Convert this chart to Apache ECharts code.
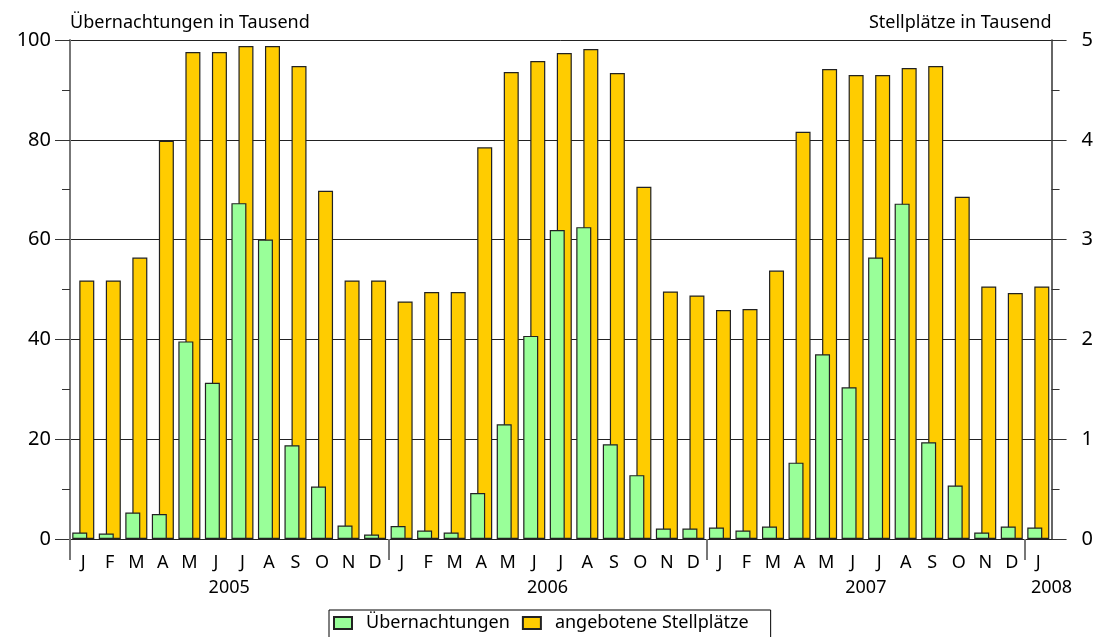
<!DOCTYPE html>
<html>
<head>
<meta charset="utf-8">
<script src="https://cdn.jsdelivr.net/npm/echarts@6/dist/echarts.min.js"></script>
<style>
  html, body { margin: 0; padding: 0; background: #fff; }
  #main { width: 1096px; height: 637px; }
</style>
</head>
<body>
<div id="main"></div>
<script>
// Monate Jan 2005 bis Jan 2008
var months = ['J','F','M','A','M','J','J','A','S','O','N','D',
              'J','F','M','A','M','J','J','A','S','O','N','D',
              'J','F','M','A','M','J','J','A','S','O','N','D',
              'J'];
var years = ['2005', '2006', '2007', '2008'];
var monthsPerYear = [12, 12, 12, 1];

// Übernachtungen in Tausend (linke Achse)
var uebernachtungen = [1.3, 1.1, 5.3, 5.0, 39.6, 31.3, 67.3, 60.0, 18.8, 10.5, 2.7, 0.9,
                       2.6, 1.7, 1.3, 9.2, 23.0, 40.7, 61.9, 62.5, 19.0, 12.8, 2.1, 2.1,
                       2.3, 1.7, 2.5, 15.3, 37.0, 30.4, 56.4, 67.2, 19.4, 10.7, 1.3, 2.5,
                       2.3];
// angebotene Stellplätze in Tausend (rechte Achse)
var stellplaetze = [2.59, 2.59, 2.82, 3.99, 4.88, 4.88, 4.94, 4.94, 4.74, 3.49, 2.59, 2.59,
                    2.38, 2.475, 2.475, 3.925, 4.68, 4.79, 4.87, 4.91, 4.67, 3.53, 2.48, 2.44,
                    2.295, 2.305, 2.69, 4.08, 4.71, 4.65, 4.65, 4.72, 4.74, 3.43, 2.53, 2.465,
                    2.53];

var leftTicks = [0, 20, 40, 60, 80, 100];
var rightTicks = [0, 1, 2, 3, 4, 5];

// Jahresgrenzen und Beschriftungspositionen aus den Monatszahlen
var yearStarts = [], yearLabelPos = {};
var acc = 0;
years.forEach(function (y, i) {
    yearStarts.push(acc);
    var pos = monthsPerYear[i] >= 12 ? acc + monthsPerYear[i] / 2 : acc + monthsPerYear[i];
    yearLabelPos[pos] = y;
    acc += monthsPerYear[i];
});

var font = 'Noto Sans';
var myChart = echarts.init(document.getElementById('main'));
var option = {
    animation: false,
    textStyle: { fontFamily: font, color: '#000' },
    grid: { left: 70, right: 44, top: 40, bottom: 98 },
    legend: {
        data: ['Übernachtungen', 'angebotene Stellplätze'],
        left: 329,
        top: 610,
        icon: 'rect',
        itemWidth: 18,
        itemHeight: 12,
        itemGap: 12,
        padding: [4, 22, 6, 4],
        borderColor: '#000',
        borderWidth: 1,
        textStyle: { fontSize: 18, color: '#000', fontFamily: font, padding: [0, 0, 0, 9] }
    },
    xAxis: [{
        type: 'category',
        data: months,
        axisLine: { lineStyle: { color: '#222', width: 1 } },
        axisTick: { show: false },
        axisLabel: { interval: 0, margin: 15, fontSize: 18, color: '#000' }
    }, {
        type: 'value',
        min: 0,
        max: months.length,
        position: 'bottom',
        offset: 38,
        axisLine: { show: false },
        splitLine: { show: false },
        axisTick: {
            show: true, length: 21, customValues: yearStarts,
            lineStyle: { color: '#777', width: 2 }
        },
        axisLabel: {
            customValues: Object.keys(yearLabelPos).map(Number),
            margin: 2, fontSize: 18, color: '#000',
            formatter: function (v) { return yearLabelPos[v] || ''; }
        }
    }],
    yAxis: [{
        type: 'value',
        min: 0, max: 100, interval: 20,
        name: 'Übernachtungen in Tausend',
        nameLocation: 'end',
        nameGap: 8,
        nameTextStyle: { align: 'left', fontSize: 18, color: '#000' },
        axisLine: { show: true, lineStyle: { color: '#777', width: 2 } },
        axisTick: { show: true, length: 15, lineStyle: { color: '#333' } },
        minorTick: { show: true, splitNumber: 2, length: 8, lineStyle: { color: '#333' } },
        splitLine: { show: true, lineStyle: { color: '#222', width: 1 } },
        axisLabel: {
            margin: 19, fontSize: 20, color: '#000',
            formatter: function (v) { return leftTicks.indexOf(v) >= 0 ? String(v) : ''; }
        }
    }, {
        type: 'value',
        min: 0, max: 5, interval: 1,
        name: 'Stellplätze in Tausend',
        nameLocation: 'end',
        nameGap: 8,
        nameTextStyle: { align: 'right', fontSize: 18, color: '#000' },
        axisLine: { show: true, lineStyle: { color: '#333', width: 1.5 } },
        axisTick: { show: true, length: 15, lineStyle: { color: '#333' } },
        minorTick: { show: true, splitNumber: 2, length: 8, lineStyle: { color: '#333' } },
        splitLine: { show: false },
        axisLabel: {
            margin: 30, fontSize: 20, color: '#000',
            formatter: function (v) { return rightTicks.indexOf(v) >= 0 ? String(v) : ''; }
        }
    }],
    series: [{
        name: 'Übernachtungen',
        type: 'bar',
        xAxisIndex: 0,
        yAxisIndex: 0,
        data: uebernachtungen,
        barWidth: 15,
        barGap: '-53%',
        z: 3,
        itemStyle: { color: '#99FF99', borderColor: '#222', borderWidth: 1.2 }
    }, {
        name: 'angebotene Stellplätze',
        type: 'bar',
        xAxisIndex: 0,
        yAxisIndex: 1,
        data: stellplaetze,
        barWidth: 15,
        barGap: '-53%',
        z: 2,
        itemStyle: { color: '#FFCC00', borderColor: '#222', borderWidth: 1.2 }
    }]
};
myChart.setOption(option);
</script>
</body>
</html>
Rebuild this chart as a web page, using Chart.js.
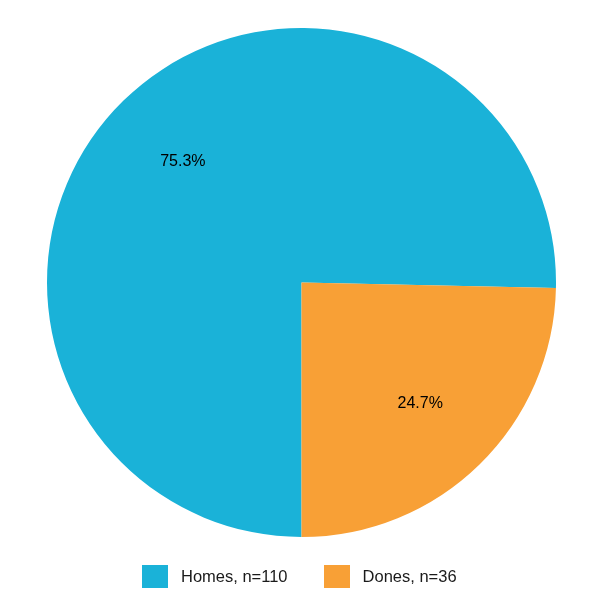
<!DOCTYPE html>
<html>
<head>
<meta charset="utf-8">
<script src="https://cdn.jsdelivr.net/npm/chart.js@4/dist/chart.umd.min.js"></script>
<style>
  html, body { margin: 0; padding: 0; background: #fff; }
  .wrap { position: relative; width: 616px; height: 605px; }
  .legend {
    position: absolute; top: 565px; left: 142px;
    display: flex; align-items: center;
    font-family: "Liberation Sans", Arial, sans-serif; font-size: 16.5px; color: #1a1a1a;
  }
  .legend-item { display: flex; align-items: center; margin-right: 36px; }
  .legend-box { width: 26px; height: 23px; margin-right: 13px; }
</style>
</head>
<body>
<div class="wrap">
  <canvas id="pieChart" width="616" height="605"></canvas>
  <div class="legend" id="legend"></div>
</div>
<script>
const labels = ["Homes", "Dones"];
const counts = [110, 36];
const colors = ["#1ab2d8", "#f8a036"];

// percentage text in the middle of each slice
const sliceLabels = {
  id: "sliceLabels",
  afterDatasetsDraw(chart) {
    const ctx = chart.ctx;
    const meta = chart.getDatasetMeta(0);
    const total = counts.reduce((a, b) => a + b, 0);
    ctx.save();
    ctx.font = "16px 'Liberation Sans', Arial, sans-serif";
    ctx.fillStyle = "#000";
    ctx.textAlign = "center";
    ctx.textBaseline = "middle";
    meta.data.forEach((arc, i) => {
      const mid = (arc.startAngle + arc.endAngle) / 2;
      const r = arc.outerRadius * 2 / 3;
      const x = arc.x + Math.cos(mid) * r;
      const y = arc.y + Math.sin(mid) * r;
      ctx.fillText((counts[i] / total * 100).toFixed(1) + "%", x, y);
    });
    ctx.restore();
  }
};

new Chart(document.getElementById("pieChart").getContext("2d"), {
  type: "pie",
  data: {
    labels: labels,
    datasets: [{
      data: counts,
      backgroundColor: colors,
      borderWidth: 0
    }]
  },
  options: {
    responsive: false,
    animation: false,
    rotation: 180,
    layout: { padding: { top: 28, bottom: 68, left: 47, right: 60 } },
    plugins: {
      legend: { display: false },
      tooltip: { enabled: false }
    }
  },
  plugins: [sliceLabels]
});

// legend below the pie
const legend = document.getElementById("legend");
labels.forEach((name, i) => {
  const item = document.createElement("div");
  item.className = "legend-item";
  item.innerHTML = `<span class="legend-box" style="background:${colors[i]}"></span><span>${name}, n=${counts[i]}</span>`;
  legend.appendChild(item);
});
</script>
</body>
</html>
————————
Write only the number of lines in the data above that include "this".

2